V41D-05:
The Bubble’s Wake: Localized Rebound of Kīlauea’s Summit Lava Lake Following Minor Bubble Bursts

Thursday, 18 December 2014: 9:00 AM
Tim R Orr1,2, Bruce F Houghton2, Jacopo Taddeucci3, Elisabetta Del Bello3, Piergiorgio Scarlato3 and Matthew R Patrick1, (1)Hawaiian Volcano Observatory, USGS, Hawaii National Park, HI, United States, (2)Univ Hawaii Manoa, SOEST, Honolulu, HI, United States, (3)National Institute of Geophysics and Volcanology, Rome, Italy
Abstract:
One persistent mode of outgassing from Kīlauea’s summit lava lake, which has been active since 2008, is characterized by dome-shaped upwellings of incandescent lava several meters across on the lake surface. These phenomena usually occur a few times per minute during the lava lake’s typical north-to-south circulation regime, dampen and disappear within seconds, and produce few pyroclasts. Up until now, it has not been possible to determine if these upwellings were caused by the bursting of discrete bubbles or by rafts of smaller bubbles, though their slow speed and relative lack of pyroclasts suggested the latter.

However, observations of these phenomena during 2013–14 using high-speed (200–500 Hz) cameras found a surprising result. Each dome-shaped upwelling was, instead, the aftermath of the bursting of a discrete bubble, which broke through the surface crust a few tenths of a second before the related upwelling and was roughly one-quarter to one-half its size. Thus, these upwellings appear to be the rebound of the lava lake surface into the void created by relatively minor, meter-scale bubble bursts. In some instances, the rebound even develops into a liquid jet.

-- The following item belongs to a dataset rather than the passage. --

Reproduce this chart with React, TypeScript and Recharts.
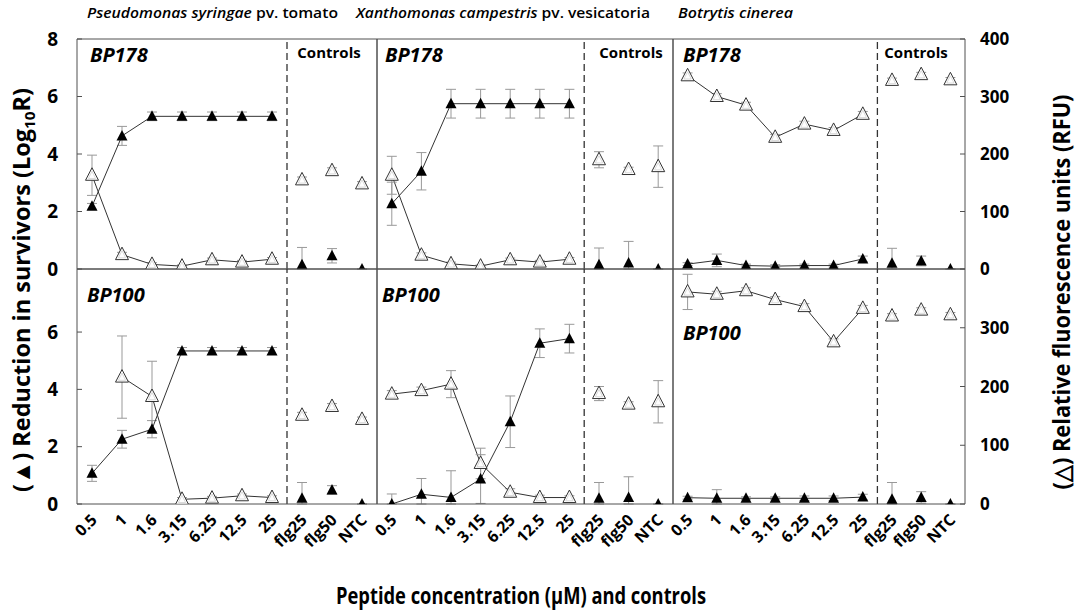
import React from "react";
import { ComposedChart, Line, XAxis, YAxis, ErrorBar, ReferenceLine } from "recharts";

const FONT = "'Open Sans', 'Noto Sans', sans-serif";

const concLabels = ["0.5", "1", "1.6", "3.15", "6.25", "12.5", "25", "flg25", "flg50", "NTC"];
const nConc = 7; // first 7 are peptide concentrations, the rest are controls

// Pseudomonas syringae pv. tomato
const pstKill178 = [2.18, 4.63, 5.31, 5.31, 5.31, 5.31, 5.31, 0.15, 0.46, 0];
const pstKill178Err = [0.1, 0.33, 0.15, 0.15, 0.15, 0.15, 0.15, 0.6, 0.25, 0];
const pstRfu178 = [163, 25, 8, 5, 16, 12, 17, 155, 171, 148];
const pstRfu178Err = [35, 4, 3, 2, 3, 3, 3, 5, 5, 4];
const pstKill100 = [1.07, 2.26, 2.61, 5.34, 5.34, 5.34, 5.34, 0.2, 0.49, 0];
const pstKill100Err = [0.28, 0.31, 0.3, 0.12, 0.12, 0.12, 0.12, 0.55, 0.15, 0];
const pstRfu100 = [null, 216, 183, 8, 10, 14, 11, 151, 166, 144];
const pstRfu100Err = [null, 70, 60, 3, 3, 3, 3, 5, 5, 4];

// Xanthomonas campestris pv. vesicatoria
const xcvKill178 = [2.27, 3.4, 5.75, 5.75, 5.75, 5.75, 5.75, 0.15, 0.21, 0];
const xcvKill178Err = [0.75, 0.65, 0.5, 0.5, 0.5, 0.5, 0.5, 0.58, 0.75, 0];
const xcvRfu178 = [163, 24, 9, 5, 16, 12, 17, 190, 173, 178];
const xcvRfu178Err = [33, 4, 3, 2, 3, 3, 3, 14, 4, 36];
const xcvKill100 = [0, 0.34, 0.23, 0.87, 2.87, 5.61, 5.77, 0.2, 0.23, 0];
const xcvKill100Err = [0.35, 0.55, 0.93, 0.85, 0.9, 0.5, 0.5, 0.55, 0.72, 0];
const xcvRfu100 = [187, 193, 204, 69, 20, 11, 11, 188, 170, 174];
const xcvRfu100Err = [6, 6, 23, 26, 6, 4, 3, 12, 4, 36];

// Botrytis cinerea
const bcKill178 = [0.17, 0.3, 0.12, 0.1, 0.12, 0.12, 0.35, 0.2, 0.28, 0];
const bcKill178Err = [0.05, 0.22, 0.05, 0.05, 0.05, 0.05, 0.1, 0.52, 0.17, 0];
const bcRfu178 = [336, 300, 285, 229, 252, 241, 269, 328, 338, 329];
const bcRfu178Err = [5, 5, 5, 5, 5, 5, 5, 4, 4, 4];
const bcKill100 = [0.22, 0.2, 0.2, 0.2, 0.2, 0.2, 0.24, 0.17, 0.23, 0];
const bcKill100Err = [0.05, 0.3, 0.05, 0.05, 0.08, 0.08, 0.1, 0.58, 0.2, 0];
const bcRfu100 = [361, 357, 363, 348, 336, 276, 333, 320, 330, 322];
const bcRfu100Err = [30, 5, 5, 5, 5, 5, 5, 4, 4, 4];

const leftTicksTop = [0, 2, 4, 6, 8];
const leftTicksBottom = [0, 2, 4, 6];
const rightTicksTop = [0, 100, 200, 300, 400];
const rightTicksBottom = [0, 100, 200, 300];

// plot-area geometry
const cols = [
  { x: 77, w: 300 },
  { x: 377, w: 296 },
  { x: 673, w: 292 },
];
const rows = [
  { y: 39, h: 230, leftMax: 8, leftTicks: leftTicksTop, rightTicks: rightTicksTop },
  { y: 269, h: 235, leftMax: 8.2, leftTicks: leftTicksBottom, rightTicks: rightTicksBottom },
];

const LW = 40;
const RW = 50;
const MT = 12;
const MB = 14;
const AXIS_GREY = "#505050";

// error bars stop at zero, as in the original
const errPair = (v: number | null, e: number | null) =>
  v == null || e == null ? null : [Math.min(e, v), e];

function buildRows(kill: (number | null)[], killErr: (number | null)[], rfu: (number | null)[], rfuErr: (number | null)[]) {
  return concLabels.map((label, i) => {
    const isConc = i < nConc;
    return {
      x: i + 0.5,
      label,
      kill: isConc ? kill[i] : null,
      killErr: isConc ? errPair(kill[i], killErr[i]) : null,
      killC: isConc ? null : kill[i],
      killCErr: isConc ? null : errPair(kill[i], killErr[i]),
      rfu: isConc ? rfu[i] : null,
      rfuErr: isConc ? errPair(rfu[i], rfuErr[i]) : null,
      rfuC: isConc ? null : rfu[i],
      rfuCErr: isConc ? null : errPair(rfu[i], rfuErr[i]),
    };
  });
}

const panels = [
  { row: 0, col: 0, data: buildRows(pstKill178, pstKill178Err, pstRfu178, pstRfu178Err) },
  { row: 0, col: 1, data: buildRows(xcvKill178, xcvKill178Err, xcvRfu178, xcvRfu178Err) },
  { row: 0, col: 2, data: buildRows(bcKill178, bcKill178Err, bcRfu178, bcRfu178Err) },
  { row: 1, col: 0, data: buildRows(pstKill100, pstKill100Err, pstRfu100, pstRfu100Err) },
  { row: 1, col: 1, data: buildRows(xcvKill100, xcvKill100Err, xcvRfu100, xcvRfu100Err) },
  { row: 1, col: 2, data: buildRows(bcKill100, bcKill100Err, bcRfu100, bcRfu100Err) },
];

const catTicks = concLabels.map((_, i) => i + 0.5);
const edgeTicks = [0, 1, 2, 3, 4, 5, 6, 7, 8, 9, 10];

function FilledTri(p: any) {
  const { cx, cy, index } = p;
  if (cx == null || cy == null || Number.isNaN(cy)) return <g key={index} />;
  return (
    <polygon
      key={index}
      points={`${cx},${cy - 6} ${cx - 5.5},${cy + 4.5} ${cx + 5.5},${cy + 4.5}`}
      fill="#000"
    />
  );
}

function OpenTri(p: any) {
  const { cx, cy, index } = p;
  if (cx == null || cy == null || Number.isNaN(cy)) return <g key={index} />;
  return (
    <g key={index}>
      <polygon
        points={`${cx},${cy - 7.5} ${cx - 6.5},${cy + 5} ${cx + 6.5},${cy + 5}`}
        fill="#fff"
        stroke="#333"
        strokeWidth={1}
      />
      <polygon
        points={`${cx},${cy - 4} ${cx - 3.6},${cy + 3.2} ${cx + 3.6},${cy + 3.2}`}
        fill="none"
        stroke="#c4c4c4"
        strokeWidth={0.6}
      />
    </g>
  );
}

function XLabel(p: any) {
  const { x, y, payload } = p;
  const label = concLabels[Math.floor(payload.value)];
  return (
    <text
      transform={`translate(${x + 6},${y + 11}) rotate(-45)`}
      textAnchor="end"
      fontFamily={FONT}
      fontWeight={700}
      fontSize={16}
      fill="#000"
    >
      {label}
    </text>
  );
}

function Panel({ row, col, data }: { row: number; col: number; data: any[] }) {
  const r = rows[row];
  const c = cols[col];
  const isBottom = row === 1;
  const axisH = 6;
  const labH = isBottom ? 60 : 0;
  const mb = isBottom ? 0 : MB;
  const width = LW + c.w + RW;
  const height = MT + r.h + axisH + labH + mb;
  return (
    <div style={{ position: "absolute", left: c.x - LW, top: r.y - MT }}>
      <ComposedChart width={width} height={height} data={data} margin={{ top: MT, right: 0, bottom: mb, left: 0 }}>
        <XAxis
          xAxisId={0}
          type="number"
          dataKey="x"
          domain={[0, 10]}
          ticks={edgeTicks}
          interval={0}
          tick={false}
          tickSize={5}
          height={axisH}
          axisLine={{ stroke: AXIS_GREY }}
          tickLine={{ stroke: AXIS_GREY }}
        />
        {isBottom && (
          <XAxis
            xAxisId="lab"
            type="number"
            dataKey="x"
            domain={[0, 10]}
            ticks={catTicks}
            interval={0}
            tick={<XLabel />}
            tickSize={0}
            tickMargin={0}
            tickLine={false}
            axisLine={false}
            height={labH}
          />
        )}
        <YAxis
          yAxisId="left"
          orientation="left"
          domain={[0, r.leftMax]}
          ticks={r.leftTicks}
          interval={0}
          width={LW}
          tickSize={-5}
          tickMargin={24}
          tick={col === 0 ? { fontFamily: FONT, fontWeight: 700, fontSize: 19, fill: "#000" } : false}
          axisLine={{ stroke: AXIS_GREY }}
          tickLine={{ stroke: AXIS_GREY }}
          allowDataOverflow
        />
        <YAxis
          yAxisId="right"
          orientation="right"
          domain={[0, 400]}
          ticks={r.rightTicks}
          interval={0}
          width={RW}
          tickSize={-5}
          tickMargin={20}
          tick={col === 2 ? { fontFamily: FONT, fontWeight: 700, fontSize: 17, fill: "#000" } : false}
          axisLine={{ stroke: AXIS_GREY }}
          tickLine={{ stroke: AXIS_GREY }}
          allowDataOverflow
        />
        <ReferenceLine yAxisId="left" y={r.leftMax} stroke={AXIS_GREY} strokeWidth={1} />
        <ReferenceLine yAxisId="left" x={nConc} stroke="#333" strokeWidth={1.3} strokeDasharray="7 4" />

        <Line
          yAxisId="right"
          dataKey="rfu"
          stroke="#333"
          strokeWidth={1}
          dot={OpenTri}
          activeDot={false}
          isAnimationActive={false}
        >
          <ErrorBar dataKey="rfuErr" width={5} stroke="#999" strokeWidth={1} />
        </Line>
        <Line
          yAxisId="right"
          dataKey="rfuC"
          stroke="none"
          dot={OpenTri}
          activeDot={false}
          isAnimationActive={false}
        >
          <ErrorBar dataKey="rfuCErr" width={5} stroke="#999" strokeWidth={1} />
        </Line>
        <Line
          yAxisId="left"
          dataKey="kill"
          stroke="#333"
          strokeWidth={1}
          dot={FilledTri}
          activeDot={false}
          isAnimationActive={false}
        >
          <ErrorBar dataKey="killErr" width={5} stroke="#999" strokeWidth={1} />
        </Line>
        <Line
          yAxisId="left"
          dataKey="killC"
          stroke="none"
          dot={FilledTri}
          activeDot={false}
          isAnimationActive={false}
        >
          <ErrorBar dataKey="killCErr" width={5} stroke="#999" strokeWidth={1} />
        </Line>
      </ComposedChart>
    </div>
  );
}

const tagStyle = { fontFamily: FONT, fontWeight: 700, fontStyle: "italic", fontSize: 20, fill: "#000" } as const;
const ctlStyle = { fontFamily: FONT, fontWeight: 700, fontSize: 15, fill: "#000" } as const;
const titleStyle = { fontFamily: FONT, fontWeight: 600, fontSize: 15, fill: "#000" } as const;
const axisTitleStyle = { fontFamily: FONT, fontWeight: 700, fontSize: 23, fill: "#000" } as const;

export default function App() {
  return (
    <div style={{ position: "absolute", left: 0, top: 0, width: 1084, height: 615, background: "#fff", overflow: "hidden" }}>
      {panels.map((p) => (
        <Panel key={`${p.row}-${p.col}`} row={p.row} col={p.col} data={p.data} />
      ))}
      <svg width={1084} height={615} style={{ position: "absolute", left: 0, top: 0, pointerEvents: "none" }}>
        <text x={87} y={18} textLength={251} lengthAdjust="spacingAndGlyphs" {...titleStyle}>
          <tspan fontStyle="italic">Pseudomonas syringae</tspan> pv. tomato
        </text>
        <text x={356} y={18} textLength={294} lengthAdjust="spacingAndGlyphs" {...titleStyle}>
          <tspan fontStyle="italic">Xanthomonas campestris</tspan> pv. vesicatoria
        </text>
        <text x={678} y={18} textLength={115} lengthAdjust="spacingAndGlyphs" {...titleStyle}>
          <tspan fontStyle="italic">Botrytis cinerea</tspan>
        </text>

        <text x={90} y={62} {...tagStyle}>BP178</text>
        <text x={385} y={62} {...tagStyle}>BP178</text>
        <text x={683} y={62} {...tagStyle}>BP178</text>
        <text x={87} y={302} {...tagStyle}>BP100</text>
        <text x={382} y={302} {...tagStyle}>BP100</text>
        <text x={683} y={340} {...tagStyle}>BP100</text>

        <text x={329} y={58} textAnchor="middle" {...ctlStyle}>Controls</text>
        <text x={631} y={58} textAnchor="middle" {...ctlStyle}>Controls</text>
        <text x={916} y={58} textAnchor="middle" {...ctlStyle}>Controls</text>

        <text
          transform="translate(30,290) rotate(-90)"
          textAnchor="middle"
          textLength={404}
          lengthAdjust="spacingAndGlyphs"
          {...axisTitleStyle}
        >
          (▲) Reduction in survivors (Log<tspan fontSize={15} dy={5}>10</tspan>
          <tspan dy={-5}>R)</tspan>
        </text>
        <text
          transform="translate(1070,292) rotate(-90)"
          textAnchor="middle"
          textLength={395}
          lengthAdjust="spacingAndGlyphs"
          {...axisTitleStyle}
        >
          (△) Relative fluorescence units (RFU)
        </text>
        <text
          x={521}
          y={604}
          textAnchor="middle"
          textLength={370}
          lengthAdjust="spacingAndGlyphs"
          {...axisTitleStyle}
        >
          Peptide concentration (µM) and controls
        </text>
      </svg>
    </div>
  );
}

Rebound of the lava lake surface following wall rock collapses has been shown to be important for triggering transient explosive activity at Kīlauea since 2008. The dome-shaped upwellings described here are another example of lake-rebound dynamics at Kīlauea, though on a smaller scale. In light of the prevalence of these phenomena at Kīlauea, rebound of the magma column following disturbances at the magma free-surface could play a role in other volcanic systems as well.